» **Problem requirements**: Skipping all pictures, set down the lines of the listing from the first through the one with "0.097, 0.100, 0.088, 0.0]".

» **Input records**:
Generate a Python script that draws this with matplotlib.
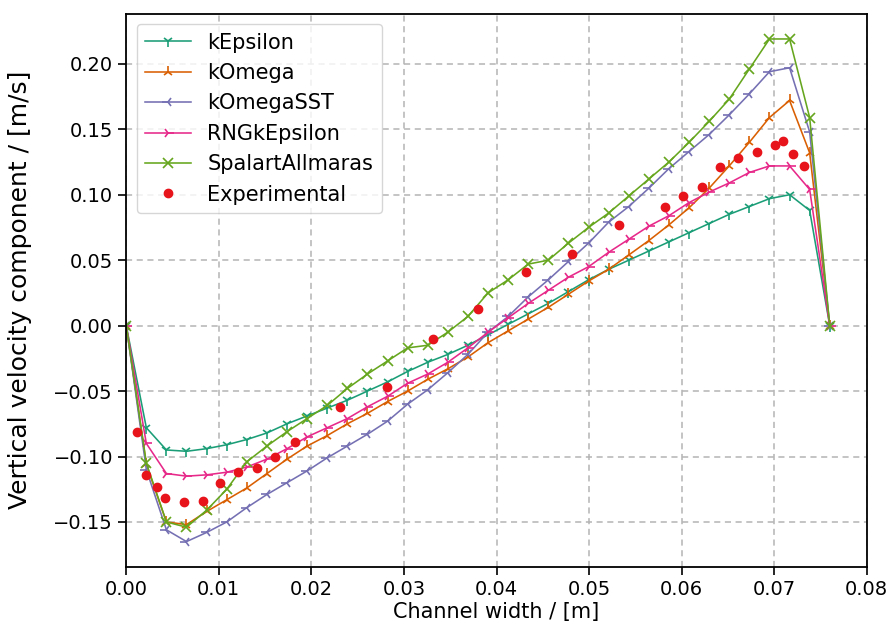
import matplotlib
matplotlib.use("Agg")
import matplotlib.pyplot as plt
from matplotlib import font_manager


# channel positions of the simulated profiles [m]
x_sim = [0.0, 0.00217, 0.00434, 0.00651, 0.00869, 0.01086, 0.01303, 0.0152,
         0.01737, 0.01954, 0.02171, 0.02389, 0.02606, 0.02823, 0.0304, 0.03257,
         0.03474, 0.03691, 0.03909, 0.04126, 0.04343, 0.0456, 0.04777, 0.04994,
         0.05211, 0.05429, 0.05646, 0.05863, 0.0608, 0.06297, 0.06514, 0.06731,
         0.06949, 0.07166, 0.07383, 0.076]

k_epsilon = [0.0, -0.078, -0.095, -0.096, -0.094, -0.091, -0.087, -0.082,
             -0.075, -0.069, -0.063, -0.057, -0.050, -0.043, -0.035, -0.028,
             -0.022, -0.015, -0.007, 0.001, 0.009, 0.017, 0.026, 0.035,
             0.043, 0.050, 0.057, 0.064, 0.071, 0.078, 0.085, 0.091,
             0.097, 0.100, 0.088, 0.0]

k_omega = [0.0, -0.106, -0.150, -0.152, -0.142, -0.133, -0.124, -0.113,
           -0.102, -0.092, -0.084, -0.075, -0.067, -0.058, -0.050, -0.041,
           -0.033, -0.024, -0.013, -0.004, 0.005, 0.014, 0.024, 0.034,
           0.043, 0.054, 0.065, 0.077, 0.090, 0.105, 0.122, 0.140,
           0.159, 0.172, 0.132, 0.0]

k_omega_sst = [0.0, -0.110, -0.156, -0.165, -0.158, -0.150, -0.139, -0.129,
               -0.120, -0.111, -0.101, -0.092, -0.083, -0.073, -0.060, -0.049,
               -0.036, -0.022, -0.005, 0.007, 0.022, 0.035, 0.049, 0.063,
               0.079, 0.091, 0.105, 0.120, 0.133, 0.146, 0.161, 0.177,
               0.194, 0.197, 0.148, 0.0]

rng_k_epsilon = [0.0, -0.090, -0.113, -0.115, -0.114, -0.112, -0.108, -0.102,
                 -0.094, -0.085, -0.078, -0.071, -0.062, -0.054, -0.044, -0.037,
                 -0.028, -0.017, -0.005, 0.006, 0.017, 0.027, 0.037, 0.045,
                 0.056, 0.066, 0.076, 0.084, 0.094, 0.102, 0.109, 0.117,
                 0.122, 0.122, 0.104, 0.0]

spalart_allmaras = [0.0, -0.105, -0.150, -0.154, -0.141, -0.125, -0.104, -0.092,
                    -0.081, -0.071, -0.061, -0.048, -0.037, -0.027, -0.017, -0.015,
                    -0.005, 0.007, 0.025, 0.035, 0.047, 0.050, 0.063, 0.075,
                    0.086, 0.099, 0.112, 0.125, 0.140, 0.156, 0.173, 0.196,
                    0.219, 0.219, 0.159, 0.0]

# measurements
x_exp = [0.0012, 0.0021, 0.0033, 0.0042, 0.0062, 0.0083, 0.0101, 0.0121,
         0.0141, 0.0161, 0.0182, 0.0231, 0.0282, 0.0331, 0.0380, 0.0432,
         0.0482, 0.0532, 0.0582, 0.0601, 0.0622, 0.0641, 0.0661, 0.0681,
         0.0701, 0.0710, 0.0720, 0.0732]
v_exp = [-0.081, -0.114, -0.123, -0.132, -0.135, -0.134, -0.120, -0.112,
         -0.109, -0.100, -0.089, -0.062, -0.047, -0.010, 0.013, 0.041,
         0.055, 0.077, 0.091, 0.099, 0.106, 0.121, 0.128, 0.133,
         0.138, 0.141, 0.131, 0.122]

models = [
    ("kEpsilon", k_epsilon, "#1b9e77", "1", 8),
    ("kOmega", k_omega, "#d95f02", "2", 8),
    ("kOmegaSST", k_omega_sst, "#7570b3", "3", 8),
    ("RNGkEpsilon", rng_k_epsilon, "#e7298a", "4", 8),
    ("SpalartAllmaras", spalart_allmaras, "#66a61e", "x", 6.5),
]


def main():
    plt.rcParams["font.family"] = ["DejaVu Sans"]
    plt.rcParams["font.size"] = 14

    # narrow face for the y label if there is one
    names = {f.name for f in font_manager.fontManager.ttflist}
    if "Liberation Sans Narrow" in names:
        ylab_font, ylab_size = "Liberation Sans Narrow", 22
    else:
        ylab_font, ylab_size = "DejaVu Sans", 18

    fig = plt.figure(figsize=(8.89, 6.29), dpi=100)
    ax = fig.add_axes([0.142, 0.099, 0.833, 0.879])

    for name, vals, color, marker, ms in models:
        ax.plot(x_sim, vals, color=color, marker=marker, lw=1.15,
                markersize=ms, markeredgewidth=1.2, label=name)
    ax.plot(x_exp, v_exp, "o", color="#e8141c", markersize=6,
            label="Experimental")

    ax.set_xlim(0, 0.08)
    ax.set_xticks([0.0, 0.01, 0.02, 0.03, 0.04, 0.05, 0.06, 0.07, 0.08])
    ax.set_yticks([-0.15, -0.10, -0.05, 0.0, 0.05, 0.10, 0.15, 0.20])
    ax.set_xlabel("Channel width / [m]", fontsize=15, labelpad=2)
    ax.set_ylabel("Vertical velocity component / [m/s]",
                  fontsize=ylab_size, family=ylab_font)
    ax.yaxis.set_label_coords(-0.127, 0.5)
    ax.grid(True, linestyle=(0, (4, 3)), color="#b4b4b4", lw=1.1)
    ax.tick_params(length=6, width=1.2)
    for s in ax.spines.values():
        s.set_linewidth(1.3)
    ax.legend(loc="upper left", fontsize=15, handlelength=2.2)

    fig.savefig("out.png", dpi=100)


if __name__ == "__main__":
    main()
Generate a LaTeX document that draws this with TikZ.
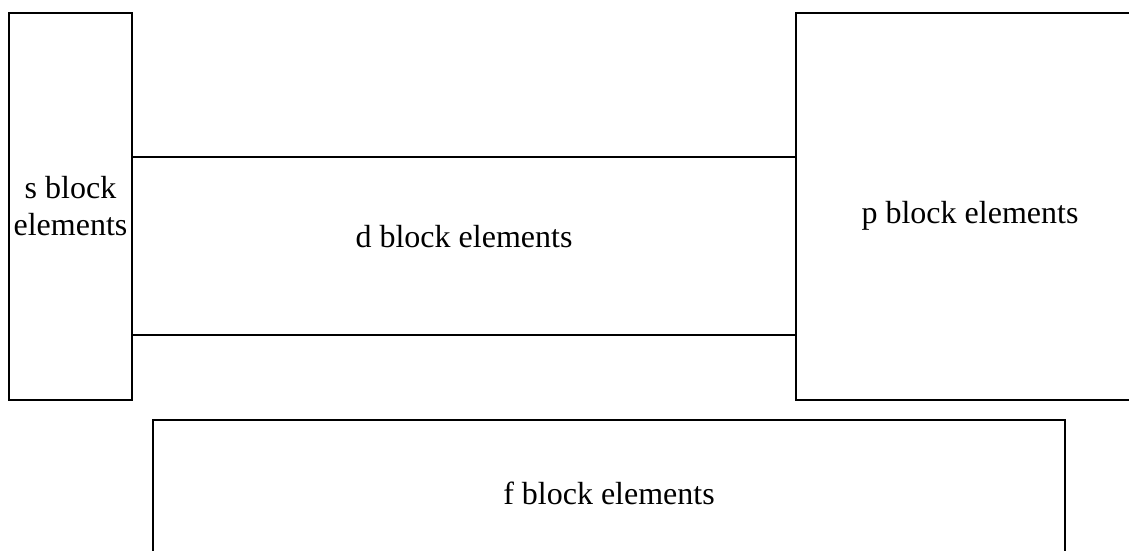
\documentclass[tikz,border=0pt]{standalone}
\usepackage{fontspec}
\setmainfont{Liberation Serif}
\begin{document}
\begin{tikzpicture}[x=0.5pt,y=-0.5pt,
        block/.style={draw,line width=1pt,inner sep=0pt,align=center,
            font=\fontsize{16}{18.5}\selectfont}]
        \useasboundingbox (0,0) rectangle (1129,551);
        \clip (0,0) rectangle (1129,551);
        % \node[block,minimum width=60pt] (sblock) at (70.5,206.5) {s block\\elements};
        \node[block,minimum width=61.5pt,minimum height=193.5pt] (sblock) at (70.5,206.5) {s block\\elements};
        \node[block,minimum width=332pt,minimum height=89pt,text depth=10pt] (dblock) at (464,246) {d block elements};
        \node[block,minimum width=174pt,minimum height=193.5pt,text height=20pt] (pblock) at (970,206.5) {p block elements};
        \node[block,minimum width=456pt,minimum height=73pt] (fblock) at (609,493) {f block elements};
    \end{tikzpicture}
\end{document}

» **Solved exercise**:
Generate a Python script that draws this with matplotlib.
import matplotlib
matplotlib.use("Agg")
import matplotlib.pyplot as plt
from matplotlib import font_manager


# channel positions of the simulated profiles [m]
x_sim = [0.0, 0.00217, 0.00434, 0.00651, 0.00869, 0.01086, 0.01303, 0.0152,
         0.01737, 0.01954, 0.02171, 0.02389, 0.02606, 0.02823, 0.0304, 0.03257,
         0.03474, 0.03691, 0.03909, 0.04126, 0.04343, 0.0456, 0.04777, 0.04994,
         0.05211, 0.05429, 0.05646, 0.05863, 0.0608, 0.06297, 0.06514, 0.06731,
         0.06949, 0.07166, 0.07383, 0.076]

k_epsilon = [0.0, -0.078, -0.095, -0.096, -0.094, -0.091, -0.087, -0.082,
             -0.075, -0.069, -0.063, -0.057, -0.050, -0.043, -0.035, -0.028,
             -0.022, -0.015, -0.007, 0.001, 0.009, 0.017, 0.026, 0.035,
             0.043, 0.050, 0.057, 0.064, 0.071, 0.078, 0.085, 0.091,
             0.097, 0.100, 0.088, 0.0]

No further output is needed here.